Mumford representation

The main reference is Chapter 10 of Mathematics of Public Key Cryptography by Steven Galbraith. We define the notion of a semi-reduced divisor, a divisor

$$\sum_{P \in E(\mathbb{F})\backslash \{O\}} n_P [P] - n[O]$$

is called semi-reduced if $n_Q = 0$ or $1$ for $y(Q) = 0$, and $n_P > 0 $ implies $n_{-P} = 0$. Given $P_i$, we can assume $\sum [P_i] - n[O]$ is semi-reduced. If not, deleting an even number of $Q$ for $y(Q) = 0$ and a pair $P, -P$ makes it semi-reduced. Later we multiply a factor $x-x(Q)$ or $x-x(P)$ since

$$\mathrm{div}(x-x(Q)) = 2[Q] - 2[O]$$

$$\mathrm{div}(x-x(P)) = [P] + [-P] - 2[O]$$

Now, let

$$u(x) = \prod_{i=0}^{n-1} \left( x-x(P_i) \right)$$

Then, we can construct $v(x) \in \mathbb{F}_q[x]$ such that $\deg v < n$, $v(x(P_i)) = y(P_i)$, and

$$v(x)^2 \equiv x^3+Ax+B \text{ mod } u(x)$$

I will refer to Lemma 10.3.5 in the book for the construction.

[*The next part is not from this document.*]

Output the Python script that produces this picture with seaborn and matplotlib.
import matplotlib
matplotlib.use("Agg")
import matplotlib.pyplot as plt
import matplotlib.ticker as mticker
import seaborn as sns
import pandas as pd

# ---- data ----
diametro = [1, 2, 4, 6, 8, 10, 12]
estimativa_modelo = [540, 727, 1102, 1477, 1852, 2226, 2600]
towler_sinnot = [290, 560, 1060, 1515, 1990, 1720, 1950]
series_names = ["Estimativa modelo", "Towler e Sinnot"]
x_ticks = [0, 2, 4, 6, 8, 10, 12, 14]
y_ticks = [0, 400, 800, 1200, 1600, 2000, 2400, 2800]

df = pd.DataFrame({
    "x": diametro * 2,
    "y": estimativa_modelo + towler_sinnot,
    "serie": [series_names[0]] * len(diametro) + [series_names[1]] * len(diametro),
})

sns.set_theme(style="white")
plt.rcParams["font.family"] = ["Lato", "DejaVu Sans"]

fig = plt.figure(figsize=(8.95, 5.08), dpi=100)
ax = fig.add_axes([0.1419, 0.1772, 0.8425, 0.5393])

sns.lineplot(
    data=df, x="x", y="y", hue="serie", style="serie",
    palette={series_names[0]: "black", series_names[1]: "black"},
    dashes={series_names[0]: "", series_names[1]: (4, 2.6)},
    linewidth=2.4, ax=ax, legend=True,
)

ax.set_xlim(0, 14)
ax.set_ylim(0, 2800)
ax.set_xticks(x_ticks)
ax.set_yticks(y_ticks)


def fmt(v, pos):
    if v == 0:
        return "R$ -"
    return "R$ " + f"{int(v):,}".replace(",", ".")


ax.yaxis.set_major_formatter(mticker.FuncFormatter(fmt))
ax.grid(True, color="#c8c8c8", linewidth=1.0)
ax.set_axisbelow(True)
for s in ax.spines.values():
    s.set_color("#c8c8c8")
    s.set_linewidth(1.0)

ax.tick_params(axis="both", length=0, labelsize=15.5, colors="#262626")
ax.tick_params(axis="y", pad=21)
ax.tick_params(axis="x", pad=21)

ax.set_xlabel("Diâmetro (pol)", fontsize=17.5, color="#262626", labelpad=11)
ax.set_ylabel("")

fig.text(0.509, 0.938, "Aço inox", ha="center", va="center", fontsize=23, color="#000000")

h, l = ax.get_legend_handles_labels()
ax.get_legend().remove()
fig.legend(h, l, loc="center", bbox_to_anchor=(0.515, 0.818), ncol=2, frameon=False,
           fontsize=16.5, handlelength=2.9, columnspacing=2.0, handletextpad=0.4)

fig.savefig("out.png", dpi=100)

Note that $\gcd(u,v) = 1$ since $v(x(P_i)) \neq 0$ for all $i$. By the Euclidean algorithm, consider the remainder sequence starting from $u,v$.

$$(r_0 =u, 1, 0), (r_1=v, 0, 1), (r_2, s_2, t_2), \ldots, (1, s_k, t_k)$$

such that $r_i = u s_i + b t_i$. In the sequence, we have $r_{l-1}$ and $r_l$ such that $\deg r_{l-1} > \frac{n}{2}$ and $\deg r_l \leq \frac{n}{2}$. Then, 

$$r_l(x) = s_l (x) u(x) + t_l(x) v(x)$$

At each step, the degree increase of $t_{i+1}$ compared to $t_{i}$ is at most $\deg r_i - \deg r_{i-1}$. So,

$$\deg t_l \leq \deg u - \deg r_{l-1} < \frac{n}{2}$$

The half-GCD algorithm computes $s_l(x), t_l(x), r_l(x)$ in $O(n^2\log n)$ (or $O(n \log^2 n)$ with FFT) multiplications (Theorem 8.17, 8.18 in [AHU]). Say $(a,b,c) = (r_l, t_l, s_l)$. Squaring

$$b v \equiv a \text{ mod } u$$

induces

$$b^2 (x^3+Ax+B) \equiv a^2 \text{ mod } u$$

Consider

$$f(x,y) = a(x) - yb(x) \in \mathbb{F}(E)$$

The zeros of $f(x,y)f(x,-y)$ is either $P$ or $-P$, which have the same $x$-coordinate.

$$f(x,y)f(x,-y) = a(x)^2 - (x^3 + Ax +B) b(x)^2$$

is divided by $u$, so $f$ has zeros at $P_i$. It is known that the number of zeros of $f$ equals $\deg f$ which is defined by

$$\deg f = \max \{ 2 \deg a , 2 \deg b + 3 \}$$

From the above, we know that $\deg a \leq \frac{n}{2}$ and $\deg b < \frac{n}{2}$. If $n = 2k$ is even, then $\deg b \leq k-1$ so

$$\deg f \leq \max \{2k, 2(k-1)+3 \} = n+1$$

If $n = 2k+1$ is odd, then $\deg a \leq k$ and $\deg b < k + \frac{2}{1}$ so

$$\deg f \leq \max \{ 2k, 2k +3 \} = n+2$$

In both cases, $\deg f \leq n+2$. We already have $n$ zeros of $f$, so suppose we have other zeros $P, Q$ of $f$. Then,

$$\mathrm{div}(f) = \sum_{i=0}^{n-1} [P_i] + [P] + [Q] - (n+1)[O]$$

This implies that $\sum_{i=0}^{n-1} P_i = -P -Q = O$. So, $Q = -P$. Suppose $P \neq O$ and $b(x(P)) \neq 0$. Then, $y(P) = \frac{a(x(P))}{b(x(P))}$ is uniquely determined so $Q = P = -P = O$, which is contradiction. Only possible case is $b(x(P)) = 0$, which implies $a(x(P)) = c(x(P)) = 0$. So, we may divide $f$ by $(x-x(P))$ to make $\deg f = n$. With the assumption that have another one zero, that zero must be $O$. So, we obtained the desired $f$ automatically.